Muhammad Yunus took over as the Chief Adviser of the interim government, three days after the then prime minister Sheikh Hasina was ousted following a student-led protest on August 5 last year. His administration has acknowledged the need to engage the Arakan Army, given the group’s control of the border.
In November 2024, Yunus appointed a former Bangladeshi UN official, Khalilur Rahman, as the high representative for Rohingya affairs and “other priority issues” and later simultaneously tasked him as the security adviser. The ICG said “in February, he (Rahman) held talks with counterparts from the Arakan Army’s political wing.”
“The interim government has proposed establishing a humanitarian corridor into Rakhine State and lobbied the UN successfully to convene a ‘high-level conference’ on the Rohingya in late September, on the sidelines of the General Assembly, with the aim of drawing up solutions to the crisis,” the report pointed out.

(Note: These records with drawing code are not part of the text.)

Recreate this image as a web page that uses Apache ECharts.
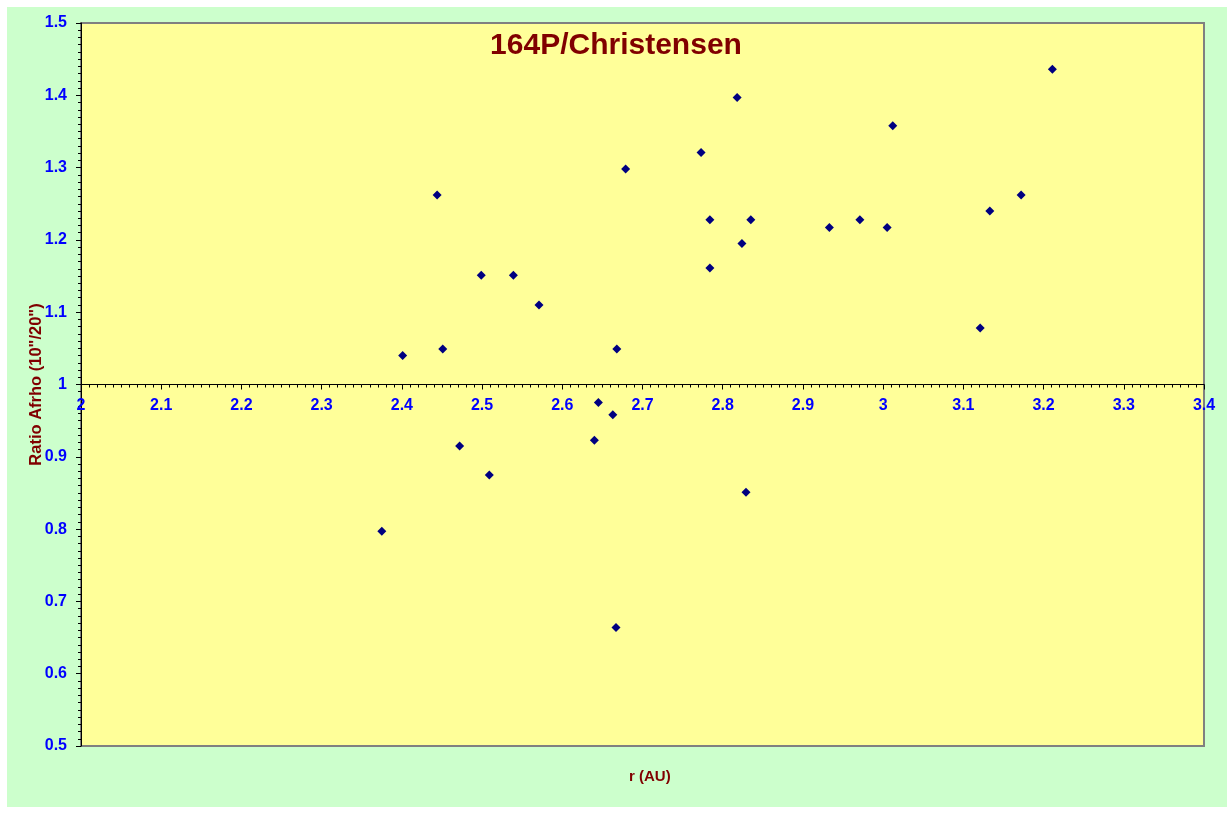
<!DOCTYPE html>
<html>
<head>
<meta charset="utf-8">
<script src="https://cdn.jsdelivr.net/npm/echarts@6/dist/echarts.min.js"></script>
<style>
html,body{margin:0;padding:0;background:#ffffff;}
#wrap{position:relative;width:1231px;height:813px;background:#ffffff;}
#bg{position:absolute;left:7px;top:7px;width:1220px;height:800px;background:#CCFFCC;}
#chart{position:absolute;left:0;top:0;width:1231px;height:813px;}
</style>
</head>
<body>
<div id="wrap"><div id="bg"></div><div id="chart"></div></div>
<script>
const titleText = '164P/Christensen';
const xAxisName = 'r (AU)';
const yAxisName = 'Ratio Afrho (10"/20")';
const rValues = [2.375, 2.401, 2.444, 2.451, 2.472, 2.499, 2.509, 2.539, 2.571, 2.640, 2.645, 2.663, 2.668, 2.667, 2.679, 2.773, 2.784, 2.784, 2.818, 2.824, 2.829, 2.835, 2.933, 2.971, 3.005, 3.012, 3.121, 3.133, 3.172, 3.211];
const ratioValues = [0.797, 1.040, 1.262, 1.049, 0.915, 1.151, 0.875, 1.151, 1.110, 0.923, 0.975, 0.958, 1.049, 0.664, 1.298, 1.321, 1.228, 1.161, 1.397, 1.195, 0.851, 1.228, 1.217, 1.228, 1.217, 1.358, 1.078, 1.240, 1.262, 1.436];

const points = rValues.map((r, i) => [r, ratioValues[i]]);
const font = '"Liberation Sans", Arial, sans-serif';

const chart = echarts.init(document.getElementById('chart'), null, {renderer: 'canvas'});
const gridTop = 23, gridBottom = 67, gridH = 813 - gridTop - gridBottom;
const yMin = 0.5, yMax = 1.5, crossAt = 1;
const xOffset = -gridH * (crossAt - yMin) / (yMax - yMin);

chart.setOption({
  backgroundColor: 'transparent',
  animation: false,
  title: {
    text: titleText,
    left: 611, top: 26, textAlign: 'center',
    textStyle: {color: '#800000', fontSize: 30, fontWeight: 'bold', fontFamily: font}
  },
  graphic: [{
    type: 'text', left: 629, top: 769,
    style: {text: xAxisName, fill: '#800000', font: 'bold 15px ' + font}
  }],
  grid: {
    left: 81, right: 27, top: gridTop, bottom: gridBottom,
    show: true, backgroundColor: '#FFFF99', borderColor: '#808080', borderWidth: 2
  },
  xAxis: {
    type: 'value', min: 2, max: 3.4, interval: 0.1,
    position: 'bottom', offset: xOffset,
    axisLine: {show: true, onZero: false, lineStyle: {color: '#000', width: 1}},
    axisTick: {show: true, length: 5, lineStyle: {color: '#000'}},
    minorTick: {show: true, splitNumber: 10, length: 3, lineStyle: {color: '#000'}},
    splitLine: {show: false},
    axisLabel: {color: '#0000FF', fontSize: 16, fontWeight: 'bold', fontFamily: font, margin: 13,
      showMinLabel: true, showMaxLabel: true, hideOverlap: false}
  },
  yAxis: {
    type: 'value', min: yMin, max: yMax, interval: 0.1,
    name: yAxisName, nameLocation: 'middle', nameGap: 36, nameRotate: 90,
    nameMoveOverlap: false,
    nameTextStyle: {color: '#800000', fontSize: 16.5, fontWeight: 'bold', fontFamily: font},
    axisLine: {show: true, onZero: false, lineStyle: {color: '#000', width: 1}},
    axisTick: {show: true, length: 5, lineStyle: {color: '#000'}},
    minorTick: {show: true, splitNumber: 10, length: 3, lineStyle: {color: '#000'}},
    splitLine: {show: false},
    axisLabel: {color: '#0000FF', fontSize: 16, fontWeight: 'bold', fontFamily: font, margin: 14,
      showMinLabel: true, showMaxLabel: true}
  },
  series: [{
    type: 'scatter',
    data: points,
    symbol: 'diamond',
    symbolSize: 9,
    itemStyle: {color: '#000080', opacity: 1}
  }]
});
</script>
</body>
</html>
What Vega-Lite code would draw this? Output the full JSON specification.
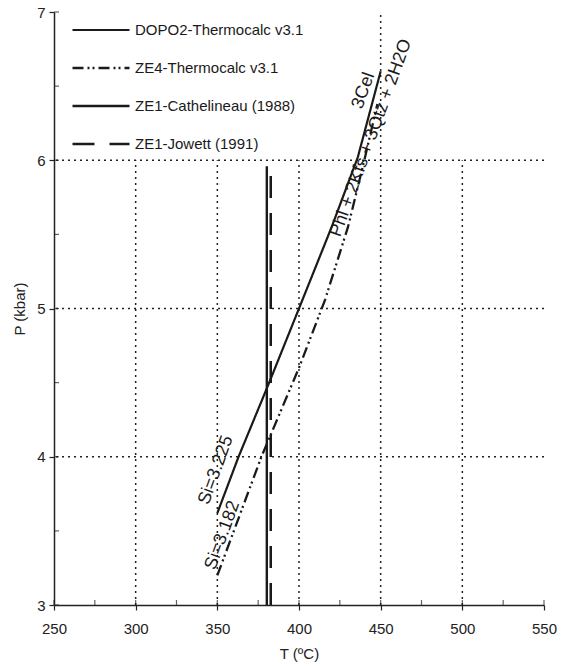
{
  "$schema": "https://vega.github.io/schema/vega-lite/v6.json",
  "width": 490,
  "height": 593,
  "autosize": "none",
  "padding": {"left": 54, "top": 12, "right": 23, "bottom": 61},
  "background": "white",
  "config": {
    "font": "Liberation Sans",
    "view": {"stroke": null},
    "axis": {
      "domainColor": "#222",
      "domainWidth": 1.5,
      "tickColor": "#222",
      "tickWidth": 1.2,
      "labelColor": "#222",
      "titleColor": "#222",
      "labelFont": "Liberation Sans",
      "titleFont": "Liberation Sans",
      "labelFontSize": 15,
      "titleFontSize": 15,
      "titleFontWeight": "normal",
      "labelFlush": false,
      "labelOverlap": false,
      "grid": false
    }
  },
  "datasets": {
    "curves": [
      {"series": "DOPO2-Thermocalc v3.1", "T": 350, "P": 3.62},
      {"series": "DOPO2-Thermocalc v3.1", "T": 363, "P": 4.0},
      {"series": "DOPO2-Thermocalc v3.1", "T": 381, "P": 4.48},
      {"series": "DOPO2-Thermocalc v3.1", "T": 400, "P": 5.0},
      {"series": "DOPO2-Thermocalc v3.1", "T": 420, "P": 5.55},
      {"series": "DOPO2-Thermocalc v3.1", "T": 436, "P": 6.02},
      {"series": "DOPO2-Thermocalc v3.1", "T": 450, "P": 6.6},
      {"series": "ZE4-Thermocalc v3.1", "T": 350, "P": 3.2},
      {"series": "ZE4-Thermocalc v3.1", "T": 377, "P": 4.0},
      {"series": "ZE4-Thermocalc v3.1", "T": 400, "P": 4.6},
      {"series": "ZE4-Thermocalc v3.1", "T": 416, "P": 5.06},
      {"series": "ZE4-Thermocalc v3.1", "T": 430, "P": 5.55},
      {"series": "ZE4-Thermocalc v3.1", "T": 440, "P": 6.0},
      {"series": "ZE4-Thermocalc v3.1", "T": 448, "P": 6.38},
      {"series": "ZE1-Cathelineau (1988)", "T": 380.3, "P": 3.0},
      {"series": "ZE1-Cathelineau (1988)", "T": 380.3, "P": 5.96},
      {"series": "ZE1-Jowett (1991)", "T": 382.7, "P": 3.0},
      {"series": "ZE1-Jowett (1991)", "T": 382.7, "P": 5.96}
    ],
    "vgrid": [
      {"T": 300, "P0": 3, "P1": 6},
      {"T": 350, "P0": 3, "P1": 6},
      {"T": 400, "P0": 3, "P1": 6},
      {"T": 450, "P0": 3, "P1": 7},
      {"T": 500, "P0": 3, "P1": 6}
    ],
    "hgrid": [{"P": 4}, {"P": 5}, {"P": 6}],
    "xticks": [{"T": 250}, {"T": 275}, {"T": 300}, {"T": 325}, {"T": 350}, {"T": 375}, {"T": 400}, {"T": 425}, {"T": 450}, {"T": 475}, {"T": 500}, {"T": 525}, {"T": 550}],
    "yticks": [{"P": 3}, {"P": 3.5}, {"P": 4}, {"P": 4.5}, {"P": 5}, {"P": 5.5}, {"P": 6}, {"P": 6.5}, {"P": 7}],
    "labels": [
      {"label": "Si=3.225", "T": 349.2, "P": 3.91},
      {"label": "Si=3.182", "T": 353.2, "P": 3.47},
      {"label": "3Cel", "T": 439.5, "P": 6.47},
      {"label": "Phl + 2Kfs + 3Qtz + 2H2O", "T": 444.1, "P": 6.15}
    ]
  },
  "layer": [
    {
      "data": {"name": "hgrid"},
      "mark": {"type": "rule", "strokeDash": [2, 4], "strokeWidth": 1.5, "color": "#222"},
      "encoding": {
        "y": {"field": "P", "type": "quantitative", "scale": {"domain": [3, 7], "nice": false},
          "axis": {"values": [3, 4, 5, 6, 7], "format": "d", "title": "P (kbar)", "tickSize": 5, "labelPadding": 4, "titlePadding": 9}}
      }
    },
    {
      "data": {"name": "vgrid"},
      "mark": {"type": "rule", "strokeDash": [2, 4], "strokeWidth": 1.5, "color": "#222"},
      "encoding": {
        "x": {"field": "T", "type": "quantitative", "scale": {"domain": [250, 550], "nice": false},
          "axis": {"values": [250, 300, 350, 400, 450, 500, 550], "title": "T (ºC)", "tickSize": 5, "labelPadding": 11, "titlePadding": 10}},
        "y": {"field": "P0", "type": "quantitative"},
        "y2": {"field": "P1"}
      }
    },
    {
      "mark": {"type": "rule", "color": "#222", "strokeWidth": 1.5},
      "encoding": {"y": {"datum": 7}}
    },
    {
      "data": {"name": "xticks"},
      "mark": {"type": "tick", "orient": "vertical", "size": 5, "thickness": 1.2, "yOffset": -2.5, "color": "#222"},
      "encoding": {
        "x": {"field": "T", "type": "quantitative"},
        "y": {"datum": 3}
      }
    },
    {
      "data": {"name": "yticks"},
      "mark": {"type": "tick", "orient": "horizontal", "size": 5, "thickness": 1.2, "xOffset": 2.5, "color": "#222"},
      "encoding": {
        "y": {"field": "P", "type": "quantitative"},
        "x": {"datum": 250}
      }
    },
    {
      "data": {"name": "curves"},
      "mark": {"type": "line", "color": "#1a1a1a"},
      "encoding": {
        "x": {"field": "T", "type": "quantitative"},
        "y": {"field": "P", "type": "quantitative"},
        "order": {"field": "P", "type": "quantitative"},
        "strokeDash": {
          "field": "series", "type": "nominal",
          "scale": {
            "domain": ["DOPO2-Thermocalc v3.1", "ZE4-Thermocalc v3.1", "ZE1-Cathelineau (1988)", "ZE1-Jowett (1991)"],
            "range": [[1, 0], [11, 4, 2, 3, 2, 4], [1, 0], [22, 15]]
          },
          "legend": {
            "title": null,
            "orient": "none",
            "legendX": 17,
            "legendY": -12,
            "padding": 0,
            "symbolType": "stroke",
            "symbolSize": 3249,
            "symbolStrokeWidth": 2.5,
            "symbolStrokeColor": "#1a1a1a",
            "labelFontSize": 15,
            "labelFont": "Liberation Sans",
            "labelColor": "#1a1a1a",
            "labelLimit": 400,
            "rowPadding": -15.5,
            "labelOffset": 4
          }
        },
        "strokeWidth": {
          "field": "series", "type": "nominal",
          "scale": {
            "domain": ["DOPO2-Thermocalc v3.1", "ZE4-Thermocalc v3.1", "ZE1-Cathelineau (1988)", "ZE1-Jowett (1991)"],
            "range": [2.2, 2.5, 3.5, 2.5]
          },
          "legend": null
        }
      }
    },
    {
      "data": {"name": "labels"},
      "mark": {"type": "text", "angle": 290, "font": "Liberation Sans", "fontSize": 18, "color": "#1a1a1a", "align": "center", "baseline": "middle"},
      "encoding": {
        "x": {"field": "T", "type": "quantitative"},
        "y": {"field": "P", "type": "quantitative"},
        "text": {"field": "label"}
      }
    }
  ]
}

Yunus and Rahman, however, later declined to have offered any “corridor” proposal as the issue sparked reactions among major political parties prompting the Bangladesh Army with military chief General Waker-Uz-Zaman saying in an officers' meeting “no bloody corridor,” according to the mainstream media.
The ICG report, however, insisted that talks between Dhaka and the Arakan Army were important “given not just the immensity of humanitarian need, but also as a trust-building exercise”.
“Dhaka should continue to pursue dialogue with the Arakan Army, including discussions of provision of humanitarian assistance,” the report read.
The ICG also suggested that Bangladesh should reduce the influence of Rohingya armed groups within their makeshift refugee camps and strengthen informal trade and humanitarian assistance to Rakhine. At the same time, it advised the Arakan Army to show it could govern inclusively and initiate dialogue with the Rohingya.
Several Bangladeshi security and foreign relation experts, however, preferred to see the ICG report as a reflection of western views and desires in regard to geo-politics in the region.
“I think it is an analysis by an influential international group, which reflects the US and western point of view... wanting to allure the Arakan Army bringing it out of the Chinese fold,” former ambassador and career diplomat Mahfuzur Rahman said, referring to the increasing Chinese interest in the region.
He said the non-state actor, too, now wants to forge an alliance with the West without keeping the Rohingya issue beyond their strategic, operational and political landscape.
Another foreign relation expert Professor Mohammad Kalimullah, who is also an honourary lieutenant colonel in Bangladesh Army, said hobnobbing with the Arakan Army was unlikely to yield any positive result as far as Rohingyas were concerned.
“Unfortunately, Rohingyas are not welcomed either by the Myanmar junta government or by the Arakan Army,” he said.